Stored data:
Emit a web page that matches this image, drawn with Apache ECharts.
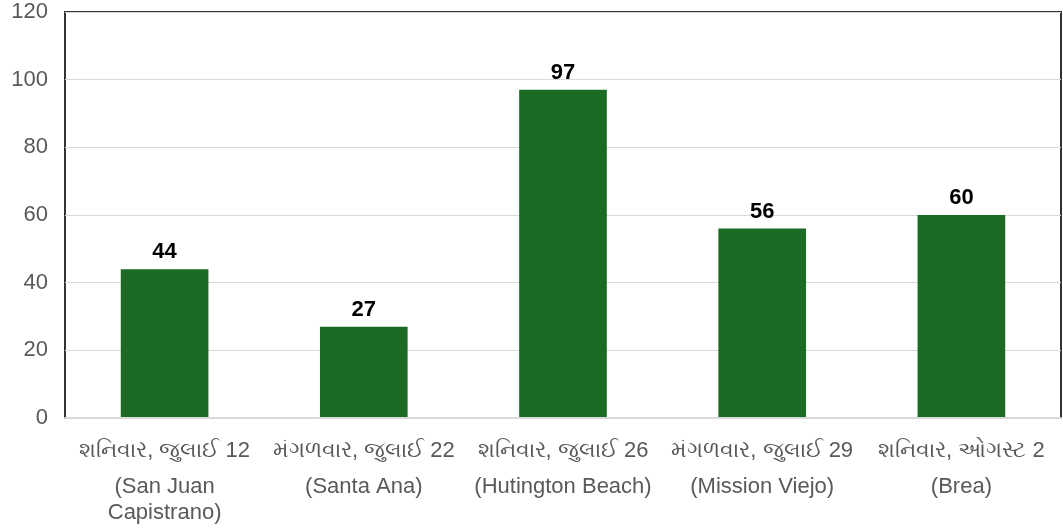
<!DOCTYPE html>
<html>
<head>
<meta charset="utf-8">
<script src="https://cdn.jsdelivr.net/npm/echarts@6/dist/echarts.min.js"></script>
<style>
  html, body { margin: 0; padding: 0; background: #fff; }
  #chart { width: 1063px; height: 531px; }
</style>
</head>
<body>
<div id="chart"></div>
<script>
// dates (Gujarati) and venues, one entry per bar
var dates = [
    'શનિવાર, જુલાઈ 12',
    'મંગળવાર, જુલાઈ 22',
    'શનિવાર, જુલાઈ 26',
    'મંગળવાર, જુલાઈ 29',
    'શનિવાર, ઓગસ્ટ 2'
];
var places = [
    '(San Juan\nCapistrano)',
    '(Santa Ana)',
    '(Hutington Beach)',
    '(Mission Viejo)',
    '(Brea)'
];
var values = [44, 27, 97, 56, 60];
var yTicks = { min: 0, max: 120, interval: 20 };

var categories = dates.map(function (d, i) { return d + '|' + places[i]; });

var chart = echarts.init(document.getElementById('chart'));
var option = {
    animation: false,
    textStyle: { fontFamily: 'Liberation Sans, Arial, sans-serif' },
    grid: {
        left: 65,
        right: 2,
        top: 12,
        bottom: 113,
        show: true,
        borderColor: '#333',
        borderWidth: 2
    },
    xAxis: {
        type: 'category',
        data: categories,
        axisTick: { show: false },
        axisLine: { lineStyle: { color: '#d9d9d9', width: 2 } },
        axisLabel: {
            interval: 0,
            margin: 10,
            formatter: function (v) {
                var parts = v.split('|');
                var lines = parts[1].split('\n').map(function (s) { return '{l|' + s + '}'; });
                return '{g|' + parts[0] + '}\n' + lines.join('\n');
            },
            rich: {
                g: { color: '#595959', fontSize: 22, lineHeight: 46 },
                l: { color: '#595959', fontSize: 22, lineHeight: 26 }
            }
        },
        z: 10
    },
    yAxis: {
        type: 'value',
        min: yTicks.min,
        max: yTicks.max,
        interval: yTicks.interval,
        axisLine: { show: false },
        axisTick: { show: false },
        axisLabel: { color: '#595959', fontSize: 22, margin: 17 },
        splitLine: { lineStyle: { color: '#d9d9d9', width: 1 } }
    },
    series: [{
        type: 'bar',
        data: values,
        barWidth: '44%',
        itemStyle: { color: '#1b6b25' },
        label: {
            show: true,
            position: 'top',
            color: '#000',
            fontSize: 22,
            fontWeight: 'bold',
            distance: 6
        }
    }]
};
chart.setOption(option);
</script>
</body>
</html>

Exercise instructions: Copy all the lines of data exactly as they appear, dropping any images.

Solution:
Emit a web page that matches this image, drawn with Apache ECharts.
<!DOCTYPE html>
<html>
<head>
<meta charset="utf-8">
<script src="https://cdn.jsdelivr.net/npm/echarts@6/dist/echarts.min.js"></script>
<style>
  html, body { margin: 0; padding: 0; background: #fff; }
  #chart { width: 1063px; height: 531px; }
</style>
</head>
<body>
<div id="chart"></div>
<script>
// dates (Gujarati) and venues, one entry per bar
var dates = [
    'શનિવાર, જુલાઈ 12',
    'મંગળવાર, જુલાઈ 22',
    'શનિવાર, જુલાઈ 26',
    'મંગળવાર, જુલાઈ 29',
    'શનિવાર, ઓગસ્ટ 2'
];
var places = [
    '(San Juan\nCapistrano)',
    '(Santa Ana)',
    '(Hutington Beach)',
    '(Mission Viejo)',
    '(Brea)'
];
var values = [44, 27, 97, 56, 60];
var yTicks = { min: 0, max: 120, interval: 20 };

var categories = dates.map(function (d, i) { return d + '|' + places[i]; });

var chart = echarts.init(document.getElementById('chart'));
var option = {
    animation: false,
    textStyle: { fontFamily: 'Liberation Sans, Arial, sans-serif' },
    grid: {
        left: 65,
        right: 2,
        top: 12,
        bottom: 113,
        show: true,
        borderColor: '#333',
        borderWidth: 2
    },
    xAxis: {
        type: 'category',
        data: categories,
        axisTick: { show: false },
        axisLine: { lineStyle: { color: '#d9d9d9', width: 2 } },
        axisLabel: {
            interval: 0,
            margin: 10,
            formatter: function (v) {
                var parts = v.split('|');
                var lines = parts[1].split('\n').map(function (s) { return '{l|' + s + '}'; });
                return '{g|' + parts[0] + '}\n' + lines.join('\n');
            },
            rich: {
                g: { color: '#595959', fontSize: 22, lineHeight: 46 },
                l: { color: '#595959', fontSize: 22, lineHeight: 26 }
            }
        },
        z: 10
    },
    yAxis: {
        type: 'value',
        min: yTicks.min,
        max: yTicks.max,
        interval: yTicks.interval,
        axisLine: { show: false },
        axisTick: { show: false },
        axisLabel: { color: '#595959', fontSize: 22, margin: 17 },
        splitLine: { lineStyle: { color: '#d9d9d9', width: 1 } }
    },
    series: [{
        type: 'bar',
        data: values,
        barWidth: '44%',
        itemStyle: { color: '#1b6b25' },
        label: {
            show: true,
            position: 'top',
            color: '#000',
            fontSize: 22,
            fontWeight: 'bold',
            distance: 6
        }
    }]
};
chart.setOption(option);
</script>
</body>
</html>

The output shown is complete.